Given my rotten history with predictions, this is definitely tempting fate, but you could expect the government to back down and agree to a $500 million-threshold company tax cut if it can tempt Pauline Hanson into her eleventieth position on the issue. It’s a political no-brainer of such magnitude that even this government can’t fail to recognise its benefits.
Currently the government is stuck between staying committed to its massive handout to multinationals, which is unpopular and cramps its capacity to offer tax cuts to voters, and abandoning them and looking like it doesn’t believe in anything. Providing tax cuts for companies up to $500 million is a messy but solid compromise — it will deliver tax cuts to the great majority of Australian companies, cost far less over the medium-term than the full package, and allow the government to in effect declare victory and go home on the issue. No need to take the handouts to the next election and give Bill Shorten a line about a $17 billion gift to the big banks that he’ll gleefully use all the way to polling day. No pictures of multinationals celebrating their billion-dollar windfall. And room to offer more tax cuts.
The Business Council will jack up, and big business donations will slow, but it will upset Labor, which is counting on using the tax cuts as one of its main political weapons, to no end.
Currently, however, the compromise isn’t on the table. Indeed, Mathias Cormann is entirely dismissive of the idea. “It was always designed as a ten year plan. I can’t see that legislating at that level [$500 million], and locking it in at that level, would ever then be able to be addressed successfully down the track. This now needs to be addressed as one package.”

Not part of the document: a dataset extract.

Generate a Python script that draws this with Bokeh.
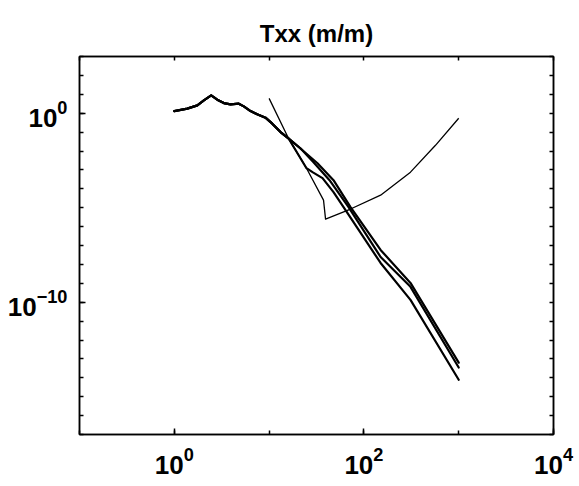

Cormann is a true believer in company tax cuts. He’s been the leading advocate within the government of holding the line on the full package, even if it meets with defeat in the Senate, and then taking it to the next election if need be. He can’t be bargained with. He can’t be reasoned with. He doesn’t feel pity, or remorse, or fear. And he absolutely will not stop, ever, until the cuts are passed. But others in the government, especially the Prime Minister, the Treasurer and Peter Dutton, who exercises a veto in a number of areas of policy, might not be quite so committed to the full package, especially if backbenchers start to question it.
The $500 million compromise might, for them, be a neat resolution to a political problem their opponents have adeptly exploited. And look, the government can retain a Tony Abbott-style “aspiration” to further lower company tax rates without having any specific plans to do so, freeing up funds to be shifted to personal income tax cuts that will be more competitive with Labor’s. And who cares about the Business Council, which is a Liberal branch office anyway?
When that happens, it will significantly reshape the political contest, and in the Coalition’s favour.
Thanks Bernard. Why do so many journalists feel the need to give tips to save this Lame government? They don’t deserve saving. They deserve baseball bats, and plenty of them.
It is unethical to for the government not too exclude company’s that are operating outside the law/ rules- any guilty banks, financial services, company’s that are not paying their full tax burden or exploit their consumers unnecessarily, should all be barred from any tax cut.
Governments worldwide need to reevaluate who they represent, citizens or corporations
Pauline Hanson, not surprisingly, being led by the nose with an obviously dodgy piece of push-polling by Newscorpse/Newspoll. She’s had more positions on Company Tax Cuts than I’ve had hot meals.
Bernard, when will it finally sink in that the coalition is dead, once any government loses its credibility it never recovers it, Turnbull had his chance when he stabbed Abbott but blew it when he sold his soul to the hard right to get their support and simply carried on with Abbott policies, as more and more journalists move into the terrified zone of news limited and start trying to appease their master to desperately save their jobs they also lose credibility and no one then takes any notice of their articles except the rusted on brain dead conservative supporter base, the intelligent 20/30% swing voters long left the coalition and they are the only section that matter, they are the government changers and all ways have been, its sad that the serf like mentalities of the few remaining journalists dont realise they are a dying race and will be replaced for good as soon as it suits their masters and all their grovelling not only will not save them, but is the basic reason they find themselves in today, if they had made a stand years ago things may have been different , but even if not, as least they would have kept the integrity and decency.
I wonder if any of the pensioner/superannuants have twigged that they will get less money back from the imputed tax in franked dividends if the company tax cuts go through.
Given that they whinged and whined when Labor made their policy known of not paying the imputed tax back to them, I wonder if a reduction of 1/6th (30% to 25% tax rate) will raise their hackles?
I’m betting that none of them have twigged that they will be getting less money because of this. In fact, I suspect that many of the journos and business commentators haven’t realised either. Never get between a superannuant and their dividend imputation cheques.